Rejection letters are one of the great staples of the literary narrative, being both a coming-of-age ritual that must be passed, and a continuing endurance, like being forced to retake your driving test.
The famously successful authors offer their tales of rejection as both encouragement to those behind them in the sausage machine, and as a badge of authenticity to show to anyone who doubts that they have paid their dues.
Some flippantly wallpaper their toilets with them, showing not exactly disdain, but placing them more as a ritual to ward off any bad vibes emanating from the ancient dismissals. And they do have power. Every new submission is a wish, and every rejection letter is its denial. They can be devastating. They shouldn't be, of course. That's why people line their loos with the things, putting them in their place with respect to their psyche.

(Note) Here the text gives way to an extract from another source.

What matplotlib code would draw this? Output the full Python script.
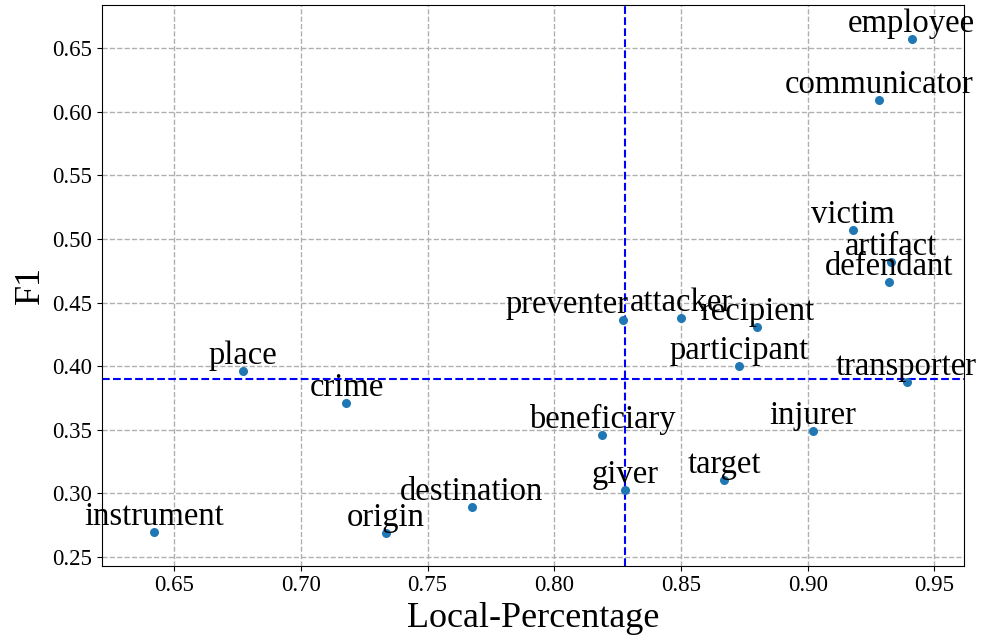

I received one yesterday. It was unexpected, as I'd submitted back in February and assumed that it, like many submissions, wouldn't receive a response. I won't say who it was from. That's unimportant, and furthermore it was a typically courteous and professional reply. It's not you, it broadly said, it's us. I mention it because I didn't take the rejection personally. I could never submit anything if I did. There's so much involved in making a submission in the first place, from finding a prospective agent who is interested in my genre and also accepting submissions, to making sure I follow their guidelines, to actually sending the thing. I can only imagine how much harder it was before email, but then again that might have been a big enough filter to give agents more time to consider everything that crossed their desks. Either way, if I thought too hard about the submission's chances, I probably wouldn't bother at all.
So what do I do with my rejection letters? When I first started this long and so far fruitless road, I used to print them out, inspired by those who have gone to greater things before me. Would I also wallpaper my toilet? Frankly it's arrogant to even contemplate. I stopped printing them or otherwise saving them a long time ago. Now I just make a note of when it was received and move on. But if I was of a mind to do something with them, here are some ideas:
- Make a book out of them. I would continually update it with its own rejection letters in an act of recursion almost as pointless as that picture of a picture of a picture (and so forth) that appears in the RA Summer Exhibition every year.
- Turn them into jigsaw puzzles that I sell on Etsy. I anticipate this being more profitable than my books, so I should get cracking with the idea.
- Make paper aeroplanes out of them and crown the one which flies the furthest the winner. I would then have it framed and sent to the rejecting agent with a book token as a prize.
- Feed them all to AI and ask it to write a submission letter that will avoid getting any similar rejection letters.
- Buy a REJECTED stamp so I can reject the rejection letters and post them back to the agents.
- Turn them into a papier-mâché kidney which I will surgically Cronenberg into myself so I can experience my body rejecting the rejection. This would probably be followed by death, which is in many ways preferable to making any further submissions.
- Write new stories on the blank side of each rejection letter. Oh god, this is far too positive. I'm so sorry, it won't happen again.